## STATED PROBLEM
Search the material for "size" and show all lines that contain it.

*-*-*

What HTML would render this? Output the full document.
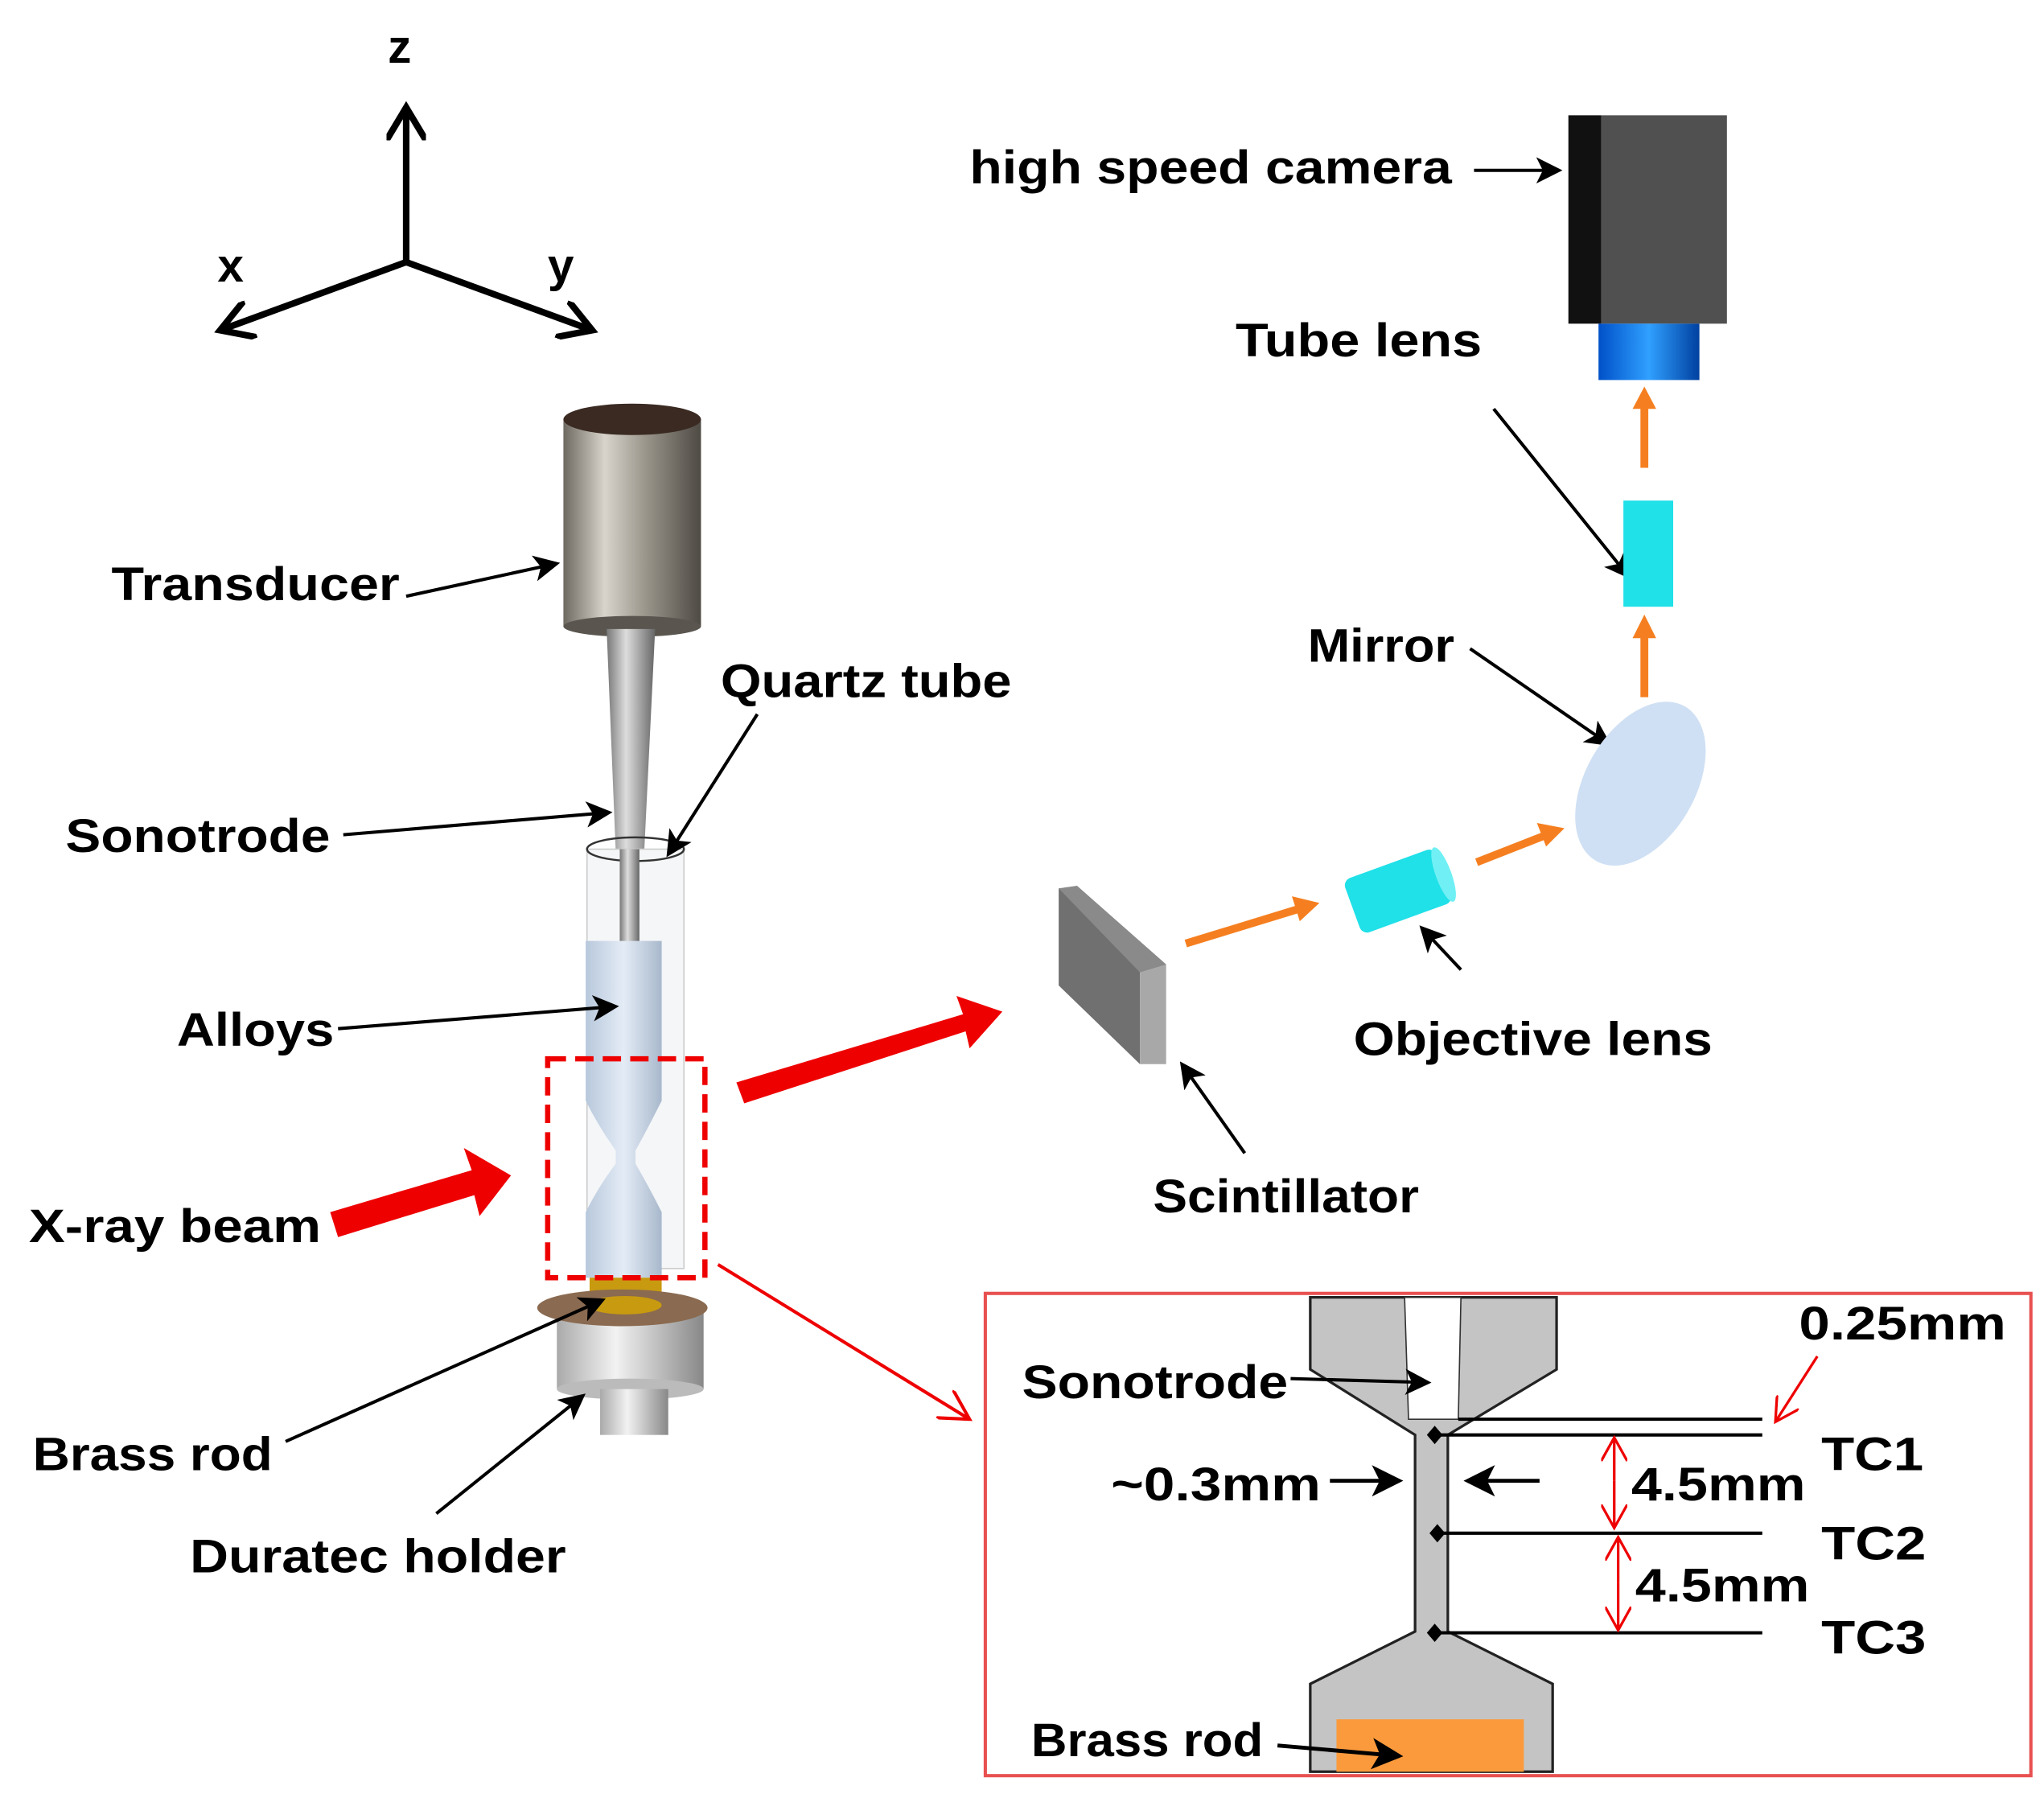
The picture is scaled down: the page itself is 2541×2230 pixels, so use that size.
<!DOCTYPE html>
<html><head><meta charset="utf-8"><style>html,body{margin:0;padding:0;background:#fff}svg{display:block}
text{font-family:"Liberation Sans",sans-serif;font-weight:bold;fill:#000;font-size:36px}</style></head>
<body>
<svg width="2541" height="2230" viewBox="0 0 1560 1369" preserveAspectRatio="none" xmlns="http://www.w3.org/2000/svg">
<defs>
<marker id="ah" markerWidth="8" markerHeight="8" refX="7" refY="4" orient="auto" markerUnits="strokeWidth"><path d="M0,0 L8,4 L0,8 L2,4z" fill="#000"/></marker>
<marker id="ax" markerWidth="6" markerHeight="6" refX="5" refY="3" orient="auto" markerUnits="strokeWidth"><path d="M0,0 L5,3 L0,6" fill="none" stroke="#000" stroke-width="1"/></marker>
<marker id="ar" markerWidth="8" markerHeight="8" refX="7" refY="4" orient="auto" markerUnits="strokeWidth"><path d="M0,0 L8,4 L0,8 L2,4z" fill="#e00"/></marker>
<marker id="ar2" markerWidth="10" markerHeight="10" refX="9" refY="5" orient="auto" markerUnits="strokeWidth"><path d="M0,0 L9,5 L0,10" fill="none" stroke="#e00" stroke-width="1"/></marker>
<linearGradient id="met" x1="0" x2="1"><stop offset="0" stop-color="#6e6a62"/><stop offset="0.3" stop-color="#d8d4cc"/><stop offset="0.6" stop-color="#9a958b"/><stop offset="1" stop-color="#4e4a44"/></linearGradient>
<linearGradient id="son" x1="0" x2="1"><stop offset="0" stop-color="#777"/><stop offset="0.4" stop-color="#ddd"/><stop offset="1" stop-color="#666"/></linearGradient>
<linearGradient id="alloy" x1="0" x2="1"><stop offset="0" stop-color="#b8c8dc"/><stop offset="0.5" stop-color="#e4ecf6"/><stop offset="1" stop-color="#a8b8cc"/></linearGradient>
<linearGradient id="hold" x1="0" x2="1"><stop offset="0" stop-color="#aaa"/><stop offset="0.4" stop-color="#f2f2f2"/><stop offset="1" stop-color="#888"/></linearGradient>
<linearGradient id="blue" x1="0" x2="1"><stop offset="0" stop-color="#0050c8"/><stop offset="0.5" stop-color="#30a0ff"/><stop offset="1" stop-color="#0040a0"/></linearGradient>
</defs>

<!-- axes -->
<g stroke="#000" stroke-width="5" fill="none" marker-end="url(#ax)">
<line x1="310" y1="200" x2="310" y2="82"/>
<line x1="310" y1="200" x2="168" y2="252"/>
<line x1="310" y1="200" x2="452" y2="252"/>
</g>
<text x="296" y="48" font-size="40">z</text>
<text x="166" y="215" font-size="40">x</text>
<text x="418" y="215" font-size="40">y</text>

<!-- transducer -->
<rect x="430" y="320" width="105" height="158" fill="url(#met)"/>
<ellipse cx="482.5" cy="478" rx="52.5" ry="8" fill="#5a564f"/>
<ellipse cx="482.5" cy="320" rx="52.5" ry="12" fill="#3a2a22"/>
<!-- sonotrode -->
<polygon points="463,480 500,480 488,725 473,725" fill="url(#son)"/>
<!-- quartz tube -->
<rect x="448" y="648" width="74" height="320" fill="#f4f6f8" stroke="#ccc" stroke-width="1"/>
<ellipse cx="485" cy="648" rx="37" ry="9" fill="none" stroke="#333" stroke-width="1.5"/>
<polygon points="473,648 488,648 488,725 473,725" fill="url(#son)"/>
<!-- alloys -->
<path d="M447,718 L505,718 L505,840 Q495,860 485,878 L485,888 Q495,905 505,925 L505,975 L447,975 L447,925 Q457,905 470,888 L470,878 Q457,860 447,840 Z" fill="url(#alloy)"/>
<rect x="450" y="975" width="55" height="25" fill="#c89a10"/>
<!-- holder -->
<rect x="425" y="1000" width="112" height="60" fill="url(#hold)"/>
<ellipse cx="481" cy="1060" rx="56" ry="8" fill="#bbb"/>
<rect x="458" y="1060" width="52" height="35" fill="url(#hold)"/>
<ellipse cx="475" cy="998" rx="65" ry="14" fill="#8a6a50"/>
<ellipse cx="477" cy="996" rx="28" ry="7" fill="#c89a10"/>
<!-- red dashed box -->
<rect x="418" y="808" width="120" height="167" fill="none" stroke="#e00" stroke-width="4" stroke-dasharray="14,7"/>
<!-- xray beam arrow -->
<polygon points="252,925 360,893 354,876 390,897 366,928 362,912 258,944" fill="#e00"/>
<polygon points="562,826 735,774 730,760 765,772 740,800 737,787 568,842" fill="#e00"/>
<line x1="548" y1="965" x2="740" y2="1083" stroke="#e00" stroke-width="2.5" marker-end="url(#ar2)"/>

<!-- left labels -->
<text x="85" y="458" textLength="220" lengthAdjust="spacingAndGlyphs">Transducer</text>
<line x1="310" y1="455" x2="425" y2="430" stroke="#000" stroke-width="2.5" marker-end="url(#ah)"/>
<text x="550" y="532" textLength="222" lengthAdjust="spacingAndGlyphs">Quartz tube</text>
<line x1="578" y1="545" x2="510" y2="652" stroke="#000" stroke-width="2.5" marker-end="url(#ah)"/>
<text x="50" y="650" textLength="202" lengthAdjust="spacingAndGlyphs">Sonotrode</text>
<line x1="262" y1="637" x2="465" y2="620" stroke="#000" stroke-width="2.5" marker-end="url(#ah)"/>
<text x="135" y="798" textLength="120" lengthAdjust="spacingAndGlyphs">Alloys</text>
<line x1="258" y1="785" x2="470" y2="768" stroke="#000" stroke-width="2.5" marker-end="url(#ah)"/>
<text x="22" y="948" textLength="223" lengthAdjust="spacingAndGlyphs">X-ray beam</text>
<text x="25" y="1122" textLength="183" lengthAdjust="spacingAndGlyphs">Brass rod</text>
<line x1="218" y1="1100" x2="460" y2="992" stroke="#000" stroke-width="2.5" marker-end="url(#ah)"/>
<text x="145" y="1200" textLength="287" lengthAdjust="spacingAndGlyphs">Duratec holder</text>
<line x1="333" y1="1155" x2="445" y2="1065" stroke="#000" stroke-width="2.5" marker-end="url(#ah)"/>

<!-- camera -->
<text x="740" y="140" textLength="368" lengthAdjust="spacingAndGlyphs">high speed camera</text>
<line x1="1125" y1="130" x2="1190" y2="130" stroke="#000" stroke-width="2.5" marker-end="url(#ah)"/>
<rect x="1222" y="88" width="96" height="159" fill="#505050"/>
<rect x="1197" y="88" width="25" height="159" fill="#111"/>
<rect x="1220" y="247" width="77" height="43" fill="url(#blue)"/>
<text x="943" y="272" textLength="188" lengthAdjust="spacingAndGlyphs">Tube lens</text>
<line x1="1140" y1="312" x2="1243" y2="440" stroke="#000" stroke-width="2.5" marker-end="url(#ah)"/>
<g stroke="#f57f20" stroke-width="6">
<line x1="1255" y1="357" x2="1255" y2="310"/>
<line x1="1255" y1="532" x2="1255" y2="485"/>
<line x1="905" y1="720" x2="990" y2="694"/>
<line x1="1127" y1="658" x2="1178" y2="638"/>
</g>
<g fill="#f57f20">
<polygon points="1246,312 1264,312 1255,295"/>
<polygon points="1246,487 1264,487 1255,469"/>
<polygon points="986,684 992,703 1007,689"/>
<polygon points="1173,628 1180,646 1194,632"/>
</g>
<rect x="1239" y="382" width="38" height="81" fill="#20e0e8"/>
<text x="998" y="505" textLength="112" lengthAdjust="spacingAndGlyphs">Mirror</text>
<line x1="1122" y1="495" x2="1228" y2="568" stroke="#000" stroke-width="2.5" marker-end="url(#ah)"/>
<ellipse cx="1252" cy="598" rx="42" ry="68" transform="rotate(30 1252 598)" fill="#cfe0f4"/>
<g transform="rotate(-20 1067 680)"><rect x="1030" y="658" width="74" height="44" rx="6" fill="#20e0e8"/><ellipse cx="1104" cy="680" rx="6" ry="22" fill="#70f0f4"/></g>
<text x="1033" y="805" textLength="274" lengthAdjust="spacingAndGlyphs">Objective lens</text>
<line x1="1115" y1="740" x2="1085" y2="708" stroke="#000" stroke-width="2.5" marker-end="url(#ah)"/>
<!-- scintillator -->
<polygon points="808,678 822,676 890,736 870,742 870,812 808,752" fill="#707070"/>
<polygon points="870,742 890,736 890,812 870,812" fill="#a8a8a8"/>
<polygon points="808,678 822,676 890,736 870,742" fill="#8a8a8a"/>
<text x="880" y="925" textLength="203" lengthAdjust="spacingAndGlyphs">Scintillator</text>
<line x1="950" y1="880" x2="902" y2="812" stroke="#000" stroke-width="2.5" marker-end="url(#ah)"/>

<!-- inset -->
<rect x="752" y="987" width="798" height="368" fill="#fff" stroke="#e85050" stroke-width="2.5"/>
<path d="M1000,990 L1188,990 L1188,1045 L1105,1095 L1105,1245 L1185,1285 L1185,1352 L1000,1352 L1000,1285 L1080,1245 L1080,1095 L1000,1045 Z" fill="#c4c4c4" stroke="#222" stroke-width="2"/>
<polygon points="1072,990 1115,990 1113,1083 1075,1083" fill="#fff" stroke="#333" stroke-width="1"/>
<rect x="1020" y="1312" width="143" height="40" fill="#fb9a3c"/>
<g stroke="#000" stroke-width="2.5">
<line x1="1113" y1="1083" x2="1345" y2="1083"/>
<line x1="1095" y1="1095" x2="1345" y2="1095"/>
<line x1="1095" y1="1170" x2="1345" y2="1170"/>
<line x1="1095" y1="1246" x2="1345" y2="1246"/>
</g>
<g fill="#000">
<polygon points="1095,1088 1101,1095 1095,1102 1089,1095"/>
<polygon points="1097,1163 1103,1170 1097,1177 1091,1170"/>
<polygon points="1095,1239 1101,1246 1095,1253 1089,1246"/>
</g>
<g stroke="#e00" stroke-width="2" marker-end="url(#ar2)">
<line x1="1232" y1="1130" x2="1232" y2="1097"/>
<line x1="1232" y1="1130" x2="1232" y2="1166"/>
<line x1="1235" y1="1208" x2="1235" y2="1173"/>
<line x1="1235" y1="1208" x2="1235" y2="1244"/>
<line x1="1387" y1="1035" x2="1355" y2="1085"/>
</g>
<text x="1373" y="1022" textLength="158" lengthAdjust="spacingAndGlyphs">0.25mm</text>
<text x="780" y="1067" textLength="203" lengthAdjust="spacingAndGlyphs">Sonotrode</text>
<line x1="985" y1="1052" x2="1090" y2="1055" stroke="#000" stroke-width="2.5" marker-end="url(#ah)"/>
<text x="1390" y="1122" textLength="78" lengthAdjust="spacingAndGlyphs" font-weight="normal">TC1</text>
<text x="1390" y="1190" textLength="80" lengthAdjust="spacingAndGlyphs" font-weight="normal">TC2</text>
<text x="1390" y="1262" textLength="80" lengthAdjust="spacingAndGlyphs" font-weight="normal">TC3</text>
<text x="1245" y="1145" textLength="133" lengthAdjust="spacingAndGlyphs">4.5mm</text>
<text x="1248" y="1222" textLength="133" lengthAdjust="spacingAndGlyphs">4.5mm</text>
<text x="848" y="1145" textLength="160" lengthAdjust="spacingAndGlyphs">~0.3mm</text>
<line x1="1015" y1="1130" x2="1068" y2="1130" stroke="#000" stroke-width="3" marker-end="url(#ah)"/>
<line x1="1175" y1="1130" x2="1120" y2="1130" stroke="#000" stroke-width="3" marker-end="url(#ah)"/>
<text x="787" y="1340" textLength="177" lengthAdjust="spacingAndGlyphs">Brass rod</text>
<line x1="975" y1="1332" x2="1068" y2="1340" stroke="#000" stroke-width="3" marker-end="url(#ah)"/>
</svg>
</body></html>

*-*-*

## THE ANSWER
The picture is scaled down: the page itself is 2541×2230 pixels, so use that size.
text{font-family:"Liberation Sans",sans-serif;font-weight:bold;fill:#000;font-size:36px}</style></head>
<text x="296" y="48" font-size="40">z</text>
<text x="166" y="215" font-size="40">x</text>
<text x="418" y="215" font-size="40">y</text>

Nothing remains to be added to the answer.